ZPODD aims to reduce power consumption on SATA Slimline Optical Disk Drives (ODDs). Both drawer and slot OODs are supported. The goal is to cut off the power supply to the optical drive when it is not in use. When the user wants to use the drive, the power supply is resumed. For more information, see the Mount Fuji 8 Revision 1.0 Specification. The Mount Fuji group consists of optical disc drive manufacturers, operating system vendors, independent software developers, and other optical disc affiliated companies. It operates under the SFF Committee which is an ad hoc group formed to address storage industry needs in a prompt manner.

The specification modified ODD SATA slimline connector pin assignments to allow a device to notify the host that it requires Device Attention (DA). The host platform must connect the ODD device’s DA signal to a general purpose I/O pin. For PCs, this is one of the GPEx_STS bits in the ACPI Fixed Hardware register interface (See Section 4.7.4 of the ACPI Specification). For system-on-a-chip (SOC), this is any GPIO pin, as long as that pin is exposed by a GPIO driver.
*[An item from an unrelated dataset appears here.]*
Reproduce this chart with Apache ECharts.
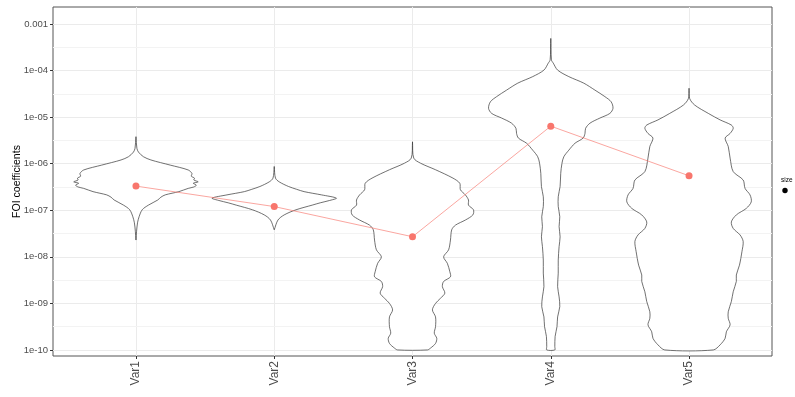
<!DOCTYPE html>
<html>
<head>
<meta charset="utf-8">
<script src="https://cdn.jsdelivr.net/npm/echarts@6/dist/echarts.min.js"></script>
<style>html,body{margin:0;padding:0;background:#fff}#c{width:795px;height:397px}</style>
</head>
<body>
<div id="c"></div>
<script>
// ---- data ----
const categories = ['Var1', 'Var2', 'Var3', 'Var4', 'Var5'];
const meanValues = [3.3e-7, 1.2e-7, 2.7e-8, 6.4e-6, 5.5e-7];
const tickExponents = [-10, -9, -8, -7, -6, -5, -4, -3];

// violin outlines: log10 level (top -> bottom) and relative half width
const var1Levels = [-5.42, -5.67, -5.75, -5.85, -5.92, -6.03, -6.135, -6.21, -6.27, -6.31, -6.35, -6.39, -6.42, -6.46, -6.50, -6.53, -6.60, -6.67, -6.72, -6.78, -6.89, -6.99, -7.14, -7.27, -7.45, -7.64];
const var1Widths = [0, 0.015, 0.04, 0.12, 0.24, 0.55, 0.84, 0.90, 0.89, 0.94, 0.93, 1.0, 0.92, 0.97, 0.93, 0.84, 0.69, 0.47, 0.40, 0.35, 0.20, 0.10, 0.05, 0.025, 0.01, 0];

const var2Levels = [-6.06, -6.31, -6.39, -6.49, -6.55, -6.60, -6.67, -6.74, -6.79, -6.84, -6.89, -6.99, -7.10, -7.21, -7.42];
const var2Widths = [0, 0.02, 0.08, 0.23, 0.36, 0.48, 0.76, 1.0, 0.89, 0.74, 0.61, 0.35, 0.16, 0.06, 0];

const var3Levels = [-5.53, -5.88, -5.99, -6.13, -6.31, -6.42, -6.56, -6.67, -6.78, -6.89, -6.99, -7.10, -7.21, -7.32, -7.42, -7.64, -7.85, -8.00, -8.14, -8.32, -8.43, -8.53, -8.64, -8.78, -8.89, -9.00, -9.14, -9.29, -9.50, -9.64, -9.75, -9.86, -9.96, -10.0];
const var3Widths = [0, 0.02, 0.13, 0.37, 0.65, 0.76, 0.77, 0.85, 0.90, 0.90, 0.98, 0.97, 0.85, 0.69, 0.63, 0.61, 0.58, 0.50, 0.56, 0.60, 0.61, 0.50, 0.48, 0.52, 0.45, 0.37, 0.32, 0.37, 0.37, 0.35, 0.39, 0.37, 0.29, 0.24];

const var4Levels = [-3.31, -3.77, -3.84, -3.99, -4.13, -4.27, -4.42, -4.56, -4.67, -4.81, -4.92, -5.02, -5.13, -5.24, -5.35, -5.45, -5.56, -5.71, -5.85, -5.99, -6.21, -6.49, -6.71, -6.92, -7.14, -7.35, -7.57, -7.78, -8.07, -8.35, -8.64, -8.86, -9.07, -9.29, -9.50, -9.71, -9.93, -10.0];
const var4Widths = [0, 0.01, 0.04, 0.11, 0.29, 0.53, 0.71, 0.87, 0.97, 1.0, 0.95, 0.79, 0.63, 0.56, 0.55, 0.52, 0.39, 0.29, 0.21, 0.18, 0.16, 0.15, 0.12, 0.12, 0.145, 0.134, 0.15, 0.134, 0.12, 0.12, 0.11, 0.134, 0.145, 0.11, 0.10, 0.07, 0.065, 0.065];

const var5Levels = [-4.38, -4.60, -4.74, -4.92, -5.06, -5.17, -5.24, -5.35, -5.45, -5.63, -5.88, -6.17, -6.35, -6.53, -6.67, -6.82, -6.96, -7.10, -7.25, -7.39, -7.53, -7.67, -7.89, -8.18, -8.39, -8.53, -8.75, -8.96, -9.18, -9.32, -9.46, -9.61, -9.75, -9.89, -10.0];
const var5Widths = [0, 0.01, 0.09, 0.31, 0.50, 0.68, 0.71, 0.66, 0.58, 0.63, 0.66, 0.71, 0.87, 0.90, 0.98, 1.0, 0.92, 0.76, 0.68, 0.71, 0.82, 0.87, 0.85, 0.81, 0.76, 0.76, 0.71, 0.68, 0.63, 0.63, 0.66, 0.60, 0.58, 0.50, 0.39];

const violinLevels = [var1Levels, var2Levels, var3Levels, var4Levels, var5Levels];
const violinWidths = [var1Widths, var2Widths, var3Widths, var4Widths, var5Widths];

// ---- chart ----
const HALF = 0.45;
const chart = echarts.init(document.getElementById('c'), null, {renderer: 'canvas'});
const catPos = categories.map((c, i) => i + 1);
const minorLines = [];
for (let i = 0; i < tickExponents.length - 1; i++) minorLines.push((tickExponents[i] + tickExponents[i + 1]) / 2);

function fmtY(v) {
  if (Math.abs(v - Math.round(v)) > 1e-6) return '';
  const n = Math.round(v);
  if (n === -3) return '0.001';
  return '1e-' + String(-n).padStart(2, '0');
}

const FONT = 'Liberation Sans, Arial, sans-serif';
const option = {
  animation: false,
  backgroundColor: '#fff',
  grid: {left: 53, right: 23, top: 7, bottom: 41, containLabel: false, outerBoundsMode: 'none',
    show: true, borderColor: '#555', borderWidth: 1, backgroundColor: 'transparent'},
  xAxis: {
    type: 'value', min: 0.4, max: 5.6, splitNumber: 5, minInterval: 1, maxInterval: 1,
    axisLine: {show: false},
    axisTick: {show: true, length: 3, lineStyle: {color: '#333'}, customValues: catPos},
    axisLabel: {customValues: catPos, rotate: 90, fontSize: 12, color: '#4d4d4d', margin: 5, fontFamily: FONT,
      formatter: v => (Math.abs(v - Math.round(v)) < 1e-6 && v >= 1 && v <= categories.length) ? categories[Math.round(v) - 1] : ''},
    splitLine: {show: true, lineStyle: {color: '#ebebeb', width: 1}}
  },
  yAxis: {
    type: 'value', min: -10.13, max: -2.635, splitNumber: 7, minInterval: 1, maxInterval: 1,
    name: 'FOI coefficients', nameLocation: 'middle', nameGap: 30, nameMoveOverlap: false,
    nameTextStyle: {fontSize: 10.5, color: '#000', fontFamily: FONT},
    axisLine: {show: false},
    axisTick: {show: true, length: 3, lineStyle: {color: '#333'}, customValues: tickExponents},
    axisLabel: {customValues: tickExponents, formatter: fmtY, fontSize: 9.5, color: '#4d4d4d', margin: 5, fontFamily: FONT},
    splitLine: {show: true, lineStyle: {color: '#ebebeb', width: 1}}
  },
  series: [
    {
      type: 'line', data: [], z: 1, silent: true,
      markLine: {silent: true, z: 1, symbol: 'none', label: {show: false},
        lineStyle: {color: '#f3f3f3', width: 1, type: 'solid'},
        emphasis: {disabled: true},
        data: minorLines.map(v => ({yAxis: v}))}
    },
    {
      type: 'custom', z: 3, silent: true,
      data: catPos.map(p => [p]),
      encode: {x: 0},
      renderItem: function (params, api) {
        const i = params.dataIndex;
        const x = api.value(0);
        const L = violinLevels[i], W = violinWidths[i];
        const pts = [];
        for (let k = 0; k < L.length; k++) pts.push(api.coord([x + W[k] * HALF, L[k]]));
        for (let k = L.length - 1; k >= 0; k--) pts.push(api.coord([x - W[k] * HALF, L[k]]));
        return {type: 'polygon', shape: {points: pts, smooth: 0.3},
          style: {fill: '#ffffff', stroke: '#333333', lineWidth: 0.7}};
      }
    },
    {
      type: 'line', z: 4, silent: true,
      data: catPos.map((p, i) => [p, Math.log10(meanValues[i])]),
      symbol: 'circle', symbolSize: 7,
      itemStyle: {color: '#F8766D'},
      lineStyle: {color: '#F8766D', width: 1, opacity: 0.65}
    }
  ],
  graphic: [
    {type: 'text', left: 781, top: 177, style: {text: 'size', fontSize: 6.5, fill: '#000', fontFamily: FONT}},
    {type: 'circle', shape: {cx: 785, cy: 190.5, r: 2.7}, style: {fill: '#000'}}
  ]
};
chart.setOption(option);
</script>
</body>
</html>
In Linux 3.9, an ODD can be enabled for ZPODD if the following three conditions are satisfied:

  • The ODD supports device attention
  • The host platform can runtime power off the ODD through ACPI
  • The ODD is either a slot or tray (drawer) type

The OOD will be placed in suspend state if:

  • For a tray ODD, no media is inside and the door closed
  • For a slot ODD, no media is inside

The OOD can exit suspend state either though a software command or by one of the
following actions:

  • For a tray ODD, by pressing the eject button
  • For a slot ODD, by inserting a disc

A new kernel config, CONFIG_SATA_ZPODD, was added to selectively build ZPODD code. Aaron Lu was the developer.

ZPOOD is also supported in Microsoft Windows 8.